Are Lab-Grown Diamonds a Sustainable Brand’s Best Friend?
April 10, 2020
Teslin Doud

Over the last 50 years as diamonds have strategically come to represent love, luxury, and rarity, their supply chain has equally built a reputation for environmental devastation and human exploitation. Now, as in many industries, the jewelry world has been rocked by advancing technologies and increasingly sustainably-minded customers causing a rush to both improve traditional industry and innovate new methods of practice. The jewelry industry is left questioning, what is the answer to truly transparent and sustainable diamonds?
Above and below ground diamonds
Billions of years ago, deep within the surface of the Earth, carbon atoms under conditions of extreme heat and pressure formed into diamonds. Today, modern technology mimics this natural process inside of laboratory machinery to grow diamonds in as little as two weeks. The Gemological Institute of America (GIA) confirms that in every way, these lab-grown diamonds are the same as their natural counterparts; what differs is the method by which they’re acquired.
Mining for diamonds below ground is a mechanical process that requires human and machine labor to unearth literal tons of rock to access the rough diamonds.

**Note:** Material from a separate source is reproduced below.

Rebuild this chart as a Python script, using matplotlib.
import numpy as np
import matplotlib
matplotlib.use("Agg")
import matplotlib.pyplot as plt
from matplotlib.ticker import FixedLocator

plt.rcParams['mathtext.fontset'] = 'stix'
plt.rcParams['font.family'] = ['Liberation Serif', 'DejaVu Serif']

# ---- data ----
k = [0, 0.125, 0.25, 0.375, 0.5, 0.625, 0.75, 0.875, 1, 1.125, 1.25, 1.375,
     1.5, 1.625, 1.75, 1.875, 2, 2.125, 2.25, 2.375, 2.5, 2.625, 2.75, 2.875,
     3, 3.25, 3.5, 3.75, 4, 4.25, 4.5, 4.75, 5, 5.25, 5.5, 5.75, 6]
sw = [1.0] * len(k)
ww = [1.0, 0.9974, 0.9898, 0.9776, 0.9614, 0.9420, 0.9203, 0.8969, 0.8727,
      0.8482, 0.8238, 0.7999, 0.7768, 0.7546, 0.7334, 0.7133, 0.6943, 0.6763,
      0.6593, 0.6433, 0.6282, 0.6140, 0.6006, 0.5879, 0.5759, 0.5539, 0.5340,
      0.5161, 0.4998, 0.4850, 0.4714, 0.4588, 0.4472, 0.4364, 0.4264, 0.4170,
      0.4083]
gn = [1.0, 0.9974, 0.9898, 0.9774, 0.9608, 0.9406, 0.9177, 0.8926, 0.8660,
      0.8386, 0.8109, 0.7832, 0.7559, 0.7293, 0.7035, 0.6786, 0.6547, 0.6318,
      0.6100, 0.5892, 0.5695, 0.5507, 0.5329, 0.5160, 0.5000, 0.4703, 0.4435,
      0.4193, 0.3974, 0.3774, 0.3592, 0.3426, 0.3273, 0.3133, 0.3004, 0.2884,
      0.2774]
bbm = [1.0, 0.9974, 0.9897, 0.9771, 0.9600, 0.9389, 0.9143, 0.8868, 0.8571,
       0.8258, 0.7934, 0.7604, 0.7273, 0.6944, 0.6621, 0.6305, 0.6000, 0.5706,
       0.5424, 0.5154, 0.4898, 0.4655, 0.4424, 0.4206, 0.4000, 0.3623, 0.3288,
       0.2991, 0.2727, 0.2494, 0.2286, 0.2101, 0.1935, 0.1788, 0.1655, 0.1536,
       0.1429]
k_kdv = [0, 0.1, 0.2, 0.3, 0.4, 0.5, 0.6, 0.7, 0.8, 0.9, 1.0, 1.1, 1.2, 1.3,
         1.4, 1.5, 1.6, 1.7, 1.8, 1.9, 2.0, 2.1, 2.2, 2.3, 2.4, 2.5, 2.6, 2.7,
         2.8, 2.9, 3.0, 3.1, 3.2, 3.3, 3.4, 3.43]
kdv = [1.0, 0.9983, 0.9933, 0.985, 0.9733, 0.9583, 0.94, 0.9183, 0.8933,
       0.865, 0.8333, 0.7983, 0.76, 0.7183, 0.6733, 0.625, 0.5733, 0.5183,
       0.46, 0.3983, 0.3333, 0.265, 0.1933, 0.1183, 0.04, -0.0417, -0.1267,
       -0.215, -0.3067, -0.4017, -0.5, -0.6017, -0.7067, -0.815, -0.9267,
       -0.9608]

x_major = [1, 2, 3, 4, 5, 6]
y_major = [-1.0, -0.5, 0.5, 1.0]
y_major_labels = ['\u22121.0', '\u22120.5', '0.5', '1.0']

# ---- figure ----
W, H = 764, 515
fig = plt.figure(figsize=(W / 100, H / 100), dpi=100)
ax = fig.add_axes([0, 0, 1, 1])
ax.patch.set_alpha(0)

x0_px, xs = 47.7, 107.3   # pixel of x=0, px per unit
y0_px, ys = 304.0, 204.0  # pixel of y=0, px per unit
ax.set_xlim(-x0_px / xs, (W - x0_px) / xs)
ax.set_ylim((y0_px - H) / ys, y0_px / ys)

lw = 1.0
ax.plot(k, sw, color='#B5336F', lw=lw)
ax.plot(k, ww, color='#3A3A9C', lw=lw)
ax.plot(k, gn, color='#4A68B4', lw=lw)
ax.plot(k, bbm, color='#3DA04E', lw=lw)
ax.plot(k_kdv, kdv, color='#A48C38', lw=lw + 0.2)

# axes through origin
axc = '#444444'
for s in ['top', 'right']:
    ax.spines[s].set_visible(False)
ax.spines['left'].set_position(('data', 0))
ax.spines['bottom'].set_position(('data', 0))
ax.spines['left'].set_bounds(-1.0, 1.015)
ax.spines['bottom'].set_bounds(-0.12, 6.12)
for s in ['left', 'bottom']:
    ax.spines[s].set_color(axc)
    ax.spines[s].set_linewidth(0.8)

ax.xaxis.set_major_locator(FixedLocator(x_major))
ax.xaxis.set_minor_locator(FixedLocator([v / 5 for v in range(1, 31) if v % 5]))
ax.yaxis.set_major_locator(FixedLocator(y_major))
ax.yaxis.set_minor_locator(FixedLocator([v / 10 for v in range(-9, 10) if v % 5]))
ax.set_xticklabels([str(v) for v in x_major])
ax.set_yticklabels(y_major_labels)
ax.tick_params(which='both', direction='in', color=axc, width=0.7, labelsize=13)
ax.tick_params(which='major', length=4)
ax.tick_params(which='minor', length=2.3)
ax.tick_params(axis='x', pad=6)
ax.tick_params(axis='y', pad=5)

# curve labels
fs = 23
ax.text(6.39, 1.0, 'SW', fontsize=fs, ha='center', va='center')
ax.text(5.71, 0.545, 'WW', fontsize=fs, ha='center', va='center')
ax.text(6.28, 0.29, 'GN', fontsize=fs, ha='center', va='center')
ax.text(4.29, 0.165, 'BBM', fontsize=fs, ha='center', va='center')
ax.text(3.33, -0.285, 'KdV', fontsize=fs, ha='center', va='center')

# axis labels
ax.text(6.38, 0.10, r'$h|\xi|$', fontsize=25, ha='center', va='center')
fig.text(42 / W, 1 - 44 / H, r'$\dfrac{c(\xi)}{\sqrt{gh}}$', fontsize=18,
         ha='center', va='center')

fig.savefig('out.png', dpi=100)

It is the accessibility and intensive nature of these processes that have often been scrutinized as disruptive to ecosystems, exploitive of communities and an opportunity of financial gain for warlords and insurgencies.
The Diamond Producers Association (DPA) which represents the 7 largest mining companies in the world, accounting for 75% of diamond mining, claims that many of these concerns have been addressed through increased commitments and regulations such as the Kimberley Process in 2003 which has helped make 99.8% of diamonds conflict free.
While progress is steadily being made to update the processes and ethics of natural diamond mining, the lab-grown diamond industry has seized the opportunity to provide solutions for traceability with supply chains that are guaranteed to be known.
The origin advantage
The technology to grow diamonds above ground was originally created in the 1950s to produce diamonds for industrial use. The GIA notes that it is only in the last 5+ years that technology has advanced to the point of creating lab-grown diamonds of high enough quality to satisfy the jewelry market.
Lisa Linhardt, founder of New York-based studio LinHaus and a mentor to the fellows of Elaine Gold Launch Pad, said,“We made the decision to sell lab-grown since we knew the origin, the labor, where the pieces were cut, right up to the delivery in our own hands. We didn’t have that information for natural diamonds.”
The promise of traceability, no mining, and more affordable prices for customers has seen designers around the world opting for this new technology. However, the diamond mining industry, in the DPA’s Total Clarity report, critiques that created diamonds actually have a larger carbon footprint than natural ones extracted from the ground.
Comparing Carbon
Growing diamonds above ground in labs is incredibly expensive and energy-intensive and all but one laboratory in the world use fossil fuels to power the process. When it comes to comparing carbon footprints of natural and lab-grown gemstones though, definitive answers are hard to come by. The BBC notes that lab-grown tech companies are privately owned and not bound to the same regulations that the mining industry is, and exact data about environmental impacts and energy use is often labeled as proprietary information.
However, one lab-grown company, San Francisco-based Diamond Foundry, developed its own machinery powered with 100 percent renewable energy sources to offer the market optimism for truly environmentally sustainable diamonds. Although Diamond Foundry partnered with designers across the globe and brought LA-based jewelry brand Vrai in-house, the company is still a drop in the bucket with fewer than 0.1 percent of diamonds in the world coming from its hydro-powered process.
The Sustainable Solution
Technological advances in the world of diamond production are offering opportunities to forego environmental disruption and uncertain supply chains while using renewable energy sources to replicate billion year old natural processes. While the innovation is promising to mitigate industry impacts, the natural diamond industry is not convinced that lab-grown diamonds will every truly be able to provide the emotional connection, social acceptance and therefore sustainability of value that comes from sourcing a billion-year old, naturally made gemstone.
So, what is the answer for truly sustainable diamonds? Perhaps, as is the case in many industries, there is no one-size-fits-all solution to sustainability and instead, it is the collection of innovative tools that is needed to provide the jewelry industry with varied approaches for use in their appropriate situations.
“We don’t think there is a perfect solution,” Linhardt explains. “Thinking about what ‘sustainability’ actually means is a great place for the jewelry world to start navigating our way through the supply chain and seeing how we can make adjustments, both in our own companies and otherwise, to create positive impacts.”